EXTRACTED RECORDS:
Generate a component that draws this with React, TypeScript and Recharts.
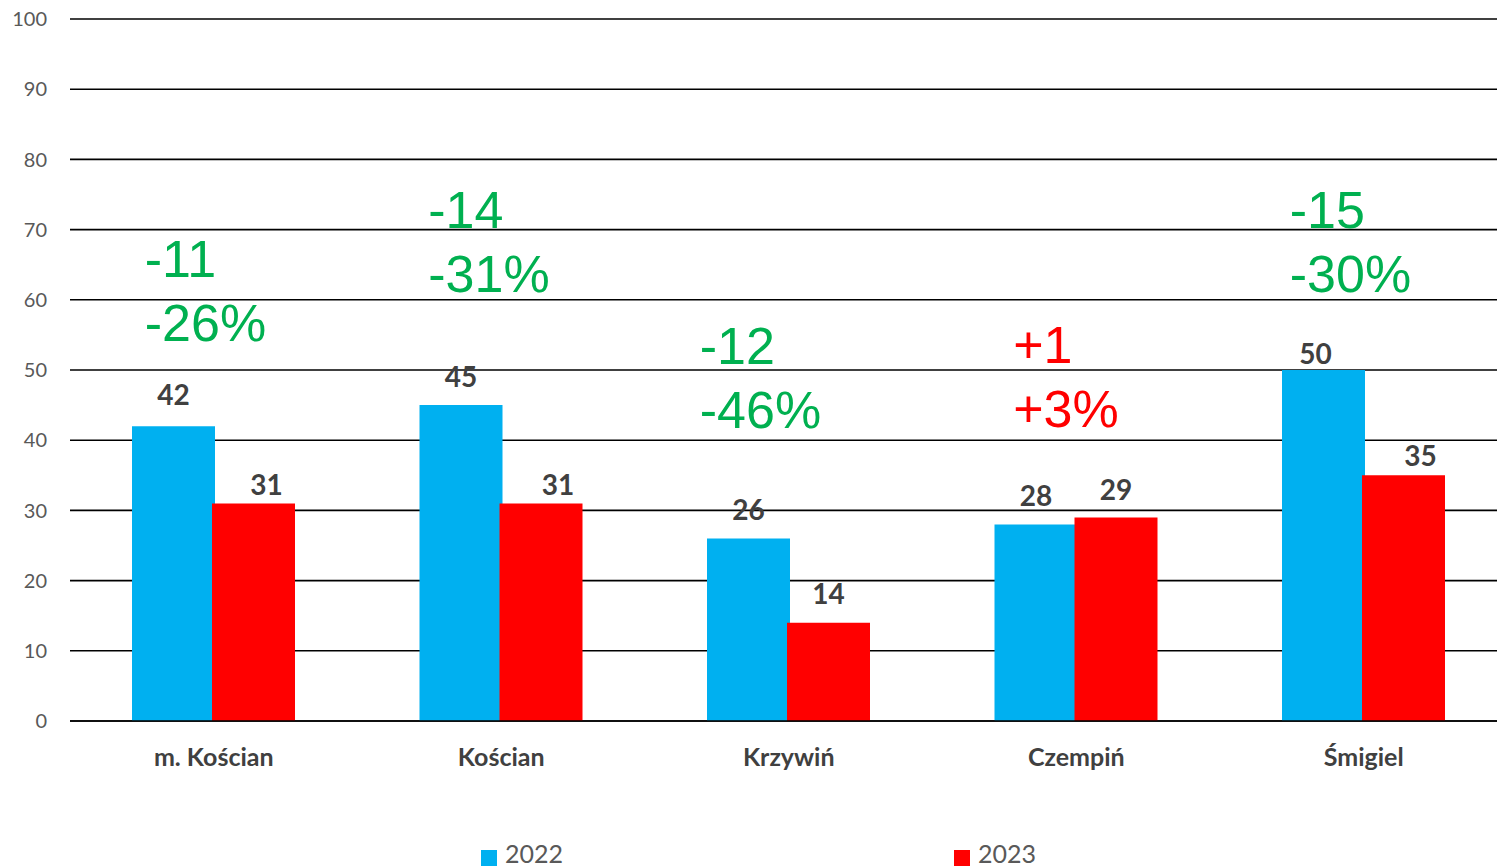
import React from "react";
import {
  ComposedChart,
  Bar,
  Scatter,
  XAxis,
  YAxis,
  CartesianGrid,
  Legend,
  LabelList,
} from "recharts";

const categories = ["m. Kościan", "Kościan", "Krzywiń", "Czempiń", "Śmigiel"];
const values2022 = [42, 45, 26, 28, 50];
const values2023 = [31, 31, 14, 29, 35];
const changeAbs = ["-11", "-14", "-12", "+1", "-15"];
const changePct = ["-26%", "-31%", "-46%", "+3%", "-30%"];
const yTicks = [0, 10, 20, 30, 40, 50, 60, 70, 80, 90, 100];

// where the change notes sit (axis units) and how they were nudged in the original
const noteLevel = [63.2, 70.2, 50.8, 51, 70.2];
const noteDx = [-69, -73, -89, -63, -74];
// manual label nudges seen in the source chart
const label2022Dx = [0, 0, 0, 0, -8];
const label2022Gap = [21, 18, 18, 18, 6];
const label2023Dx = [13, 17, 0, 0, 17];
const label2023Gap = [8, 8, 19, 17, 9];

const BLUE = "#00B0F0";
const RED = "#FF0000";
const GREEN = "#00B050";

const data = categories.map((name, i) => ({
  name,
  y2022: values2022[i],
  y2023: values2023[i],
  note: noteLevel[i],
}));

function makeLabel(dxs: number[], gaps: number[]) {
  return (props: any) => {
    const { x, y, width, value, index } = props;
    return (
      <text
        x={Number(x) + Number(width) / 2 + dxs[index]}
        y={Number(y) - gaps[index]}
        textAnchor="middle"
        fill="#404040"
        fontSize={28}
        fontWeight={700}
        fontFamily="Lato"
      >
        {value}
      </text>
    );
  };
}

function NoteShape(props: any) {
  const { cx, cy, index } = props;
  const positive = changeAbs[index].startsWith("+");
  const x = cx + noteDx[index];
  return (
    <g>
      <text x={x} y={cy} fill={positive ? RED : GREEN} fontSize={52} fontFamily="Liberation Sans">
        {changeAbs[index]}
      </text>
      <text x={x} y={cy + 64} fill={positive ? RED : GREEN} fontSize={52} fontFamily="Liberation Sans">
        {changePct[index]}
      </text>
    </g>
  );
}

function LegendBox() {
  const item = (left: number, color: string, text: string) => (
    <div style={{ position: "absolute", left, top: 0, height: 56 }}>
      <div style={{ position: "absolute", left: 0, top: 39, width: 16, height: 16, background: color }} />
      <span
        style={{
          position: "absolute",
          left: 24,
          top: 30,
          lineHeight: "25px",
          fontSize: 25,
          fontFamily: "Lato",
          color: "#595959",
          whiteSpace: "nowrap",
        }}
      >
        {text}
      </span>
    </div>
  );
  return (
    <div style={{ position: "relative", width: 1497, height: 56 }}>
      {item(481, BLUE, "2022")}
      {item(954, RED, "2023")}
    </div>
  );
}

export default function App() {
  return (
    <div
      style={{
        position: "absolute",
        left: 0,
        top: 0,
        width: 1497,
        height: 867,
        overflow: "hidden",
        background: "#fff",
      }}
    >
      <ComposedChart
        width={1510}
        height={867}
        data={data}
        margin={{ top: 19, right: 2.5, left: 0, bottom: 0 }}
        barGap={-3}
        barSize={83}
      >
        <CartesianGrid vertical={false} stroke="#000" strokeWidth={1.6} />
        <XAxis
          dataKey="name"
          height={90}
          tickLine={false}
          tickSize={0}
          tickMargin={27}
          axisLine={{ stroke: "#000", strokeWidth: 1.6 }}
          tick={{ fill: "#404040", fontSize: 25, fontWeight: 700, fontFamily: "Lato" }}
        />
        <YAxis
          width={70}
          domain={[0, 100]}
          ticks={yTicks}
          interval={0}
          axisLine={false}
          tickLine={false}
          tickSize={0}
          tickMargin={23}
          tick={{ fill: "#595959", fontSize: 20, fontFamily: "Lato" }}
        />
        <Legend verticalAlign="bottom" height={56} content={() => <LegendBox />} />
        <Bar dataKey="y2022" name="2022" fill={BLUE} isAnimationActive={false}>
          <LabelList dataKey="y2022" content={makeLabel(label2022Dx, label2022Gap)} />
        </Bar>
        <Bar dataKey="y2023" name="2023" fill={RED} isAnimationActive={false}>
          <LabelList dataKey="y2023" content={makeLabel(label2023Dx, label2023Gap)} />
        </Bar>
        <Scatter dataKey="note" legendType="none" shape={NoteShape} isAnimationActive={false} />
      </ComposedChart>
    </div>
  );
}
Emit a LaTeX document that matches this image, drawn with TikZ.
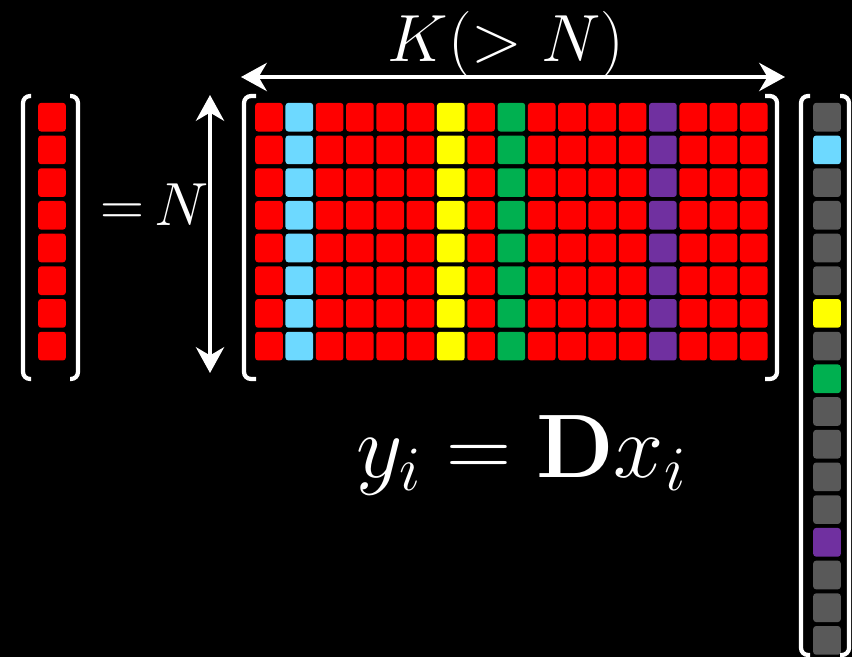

WRITTEN PROBLEM: Output all of the records exactly as they appear above, but not the pictures.

EXERCISE SOLUTION:
Generate a component that draws this with React, TypeScript and Recharts.
import React from "react";
import {
  ComposedChart,
  Bar,
  Scatter,
  XAxis,
  YAxis,
  CartesianGrid,
  Legend,
  LabelList,
} from "recharts";

const categories = ["m. Kościan", "Kościan", "Krzywiń", "Czempiń", "Śmigiel"];
const values2022 = [42, 45, 26, 28, 50];
const values2023 = [31, 31, 14, 29, 35];
const changeAbs = ["-11", "-14", "-12", "+1", "-15"];
const changePct = ["-26%", "-31%", "-46%", "+3%", "-30%"];
const yTicks = [0, 10, 20, 30, 40, 50, 60, 70, 80, 90, 100];

// where the change notes sit (axis units) and how they were nudged in the original
const noteLevel = [63.2, 70.2, 50.8, 51, 70.2];
const noteDx = [-69, -73, -89, -63, -74];
// manual label nudges seen in the source chart
const label2022Dx = [0, 0, 0, 0, -8];
const label2022Gap = [21, 18, 18, 18, 6];
const label2023Dx = [13, 17, 0, 0, 17];
const label2023Gap = [8, 8, 19, 17, 9];

const BLUE = "#00B0F0";
const RED = "#FF0000";
const GREEN = "#00B050";

const data = categories.map((name, i) => ({
  name,
  y2022: values2022[i],
  y2023: values2023[i],
  note: noteLevel[i],
}));

function makeLabel(dxs: number[], gaps: number[]) {
  return (props: any) => {
    const { x, y, width, value, index } = props;
    return (
      <text
        x={Number(x) + Number(width) / 2 + dxs[index]}
        y={Number(y) - gaps[index]}
        textAnchor="middle"
        fill="#404040"
        fontSize={28}
        fontWeight={700}
        fontFamily="Lato"
      >
        {value}
      </text>
    );
  };
}

function NoteShape(props: any) {
  const { cx, cy, index } = props;
  const positive = changeAbs[index].startsWith("+");
  const x = cx + noteDx[index];
  return (
    <g>
      <text x={x} y={cy} fill={positive ? RED : GREEN} fontSize={52} fontFamily="Liberation Sans">
        {changeAbs[index]}
      </text>
      <text x={x} y={cy + 64} fill={positive ? RED : GREEN} fontSize={52} fontFamily="Liberation Sans">
        {changePct[index]}
      </text>
    </g>
  );
}

function LegendBox() {
  const item = (left: number, color: string, text: string) => (
    <div style={{ position: "absolute", left, top: 0, height: 56 }}>
      <div style={{ position: "absolute", left: 0, top: 39, width: 16, height: 16, background: color }} />
      <span
        style={{
          position: "absolute",
          left: 24,
          top: 30,
          lineHeight: "25px",
          fontSize: 25,
          fontFamily: "Lato",
          color: "#595959",
          whiteSpace: "nowrap",
        }}
      >
        {text}
      </span>
    </div>
  );
  return (
    <div style={{ position: "relative", width: 1497, height: 56 }}>
      {item(481, BLUE, "2022")}
      {item(954, RED, "2023")}
    </div>
  );
}

export default function App() {
  return (
    <div
      style={{
        position: "absolute",
        left: 0,
        top: 0,
        width: 1497,
        height: 867,
        overflow: "hidden",
        background: "#fff",
      }}
    >
      <ComposedChart
        width={1510}
        height={867}
        data={data}
        margin={{ top: 19, right: 2.5, left: 0, bottom: 0 }}
        barGap={-3}
        barSize={83}
      >
        <CartesianGrid vertical={false} stroke="#000" strokeWidth={1.6} />
        <XAxis
          dataKey="name"
          height={90}
          tickLine={false}
          tickSize={0}
          tickMargin={27}
          axisLine={{ stroke: "#000", strokeWidth: 1.6 }}
          tick={{ fill: "#404040", fontSize: 25, fontWeight: 700, fontFamily: "Lato" }}
        />
        <YAxis
          width={70}
          domain={[0, 100]}
          ticks={yTicks}
          interval={0}
          axisLine={false}
          tickLine={false}
          tickSize={0}
          tickMargin={23}
          tick={{ fill: "#595959", fontSize: 20, fontFamily: "Lato" }}
        />
        <Legend verticalAlign="bottom" height={56} content={() => <LegendBox />} />
        <Bar dataKey="y2022" name="2022" fill={BLUE} isAnimationActive={false}>
          <LabelList dataKey="y2022" content={makeLabel(label2022Dx, label2022Gap)} />
        </Bar>
        <Bar dataKey="y2023" name="2023" fill={RED} isAnimationActive={false}>
          <LabelList dataKey="y2023" content={makeLabel(label2023Dx, label2023Gap)} />
        </Bar>
        <Scatter dataKey="note" legendType="none" shape={NoteShape} isAnimationActive={false} />
      </ComposedChart>
    </div>
  );
}
Emit a LaTeX document that matches this image, drawn with TikZ.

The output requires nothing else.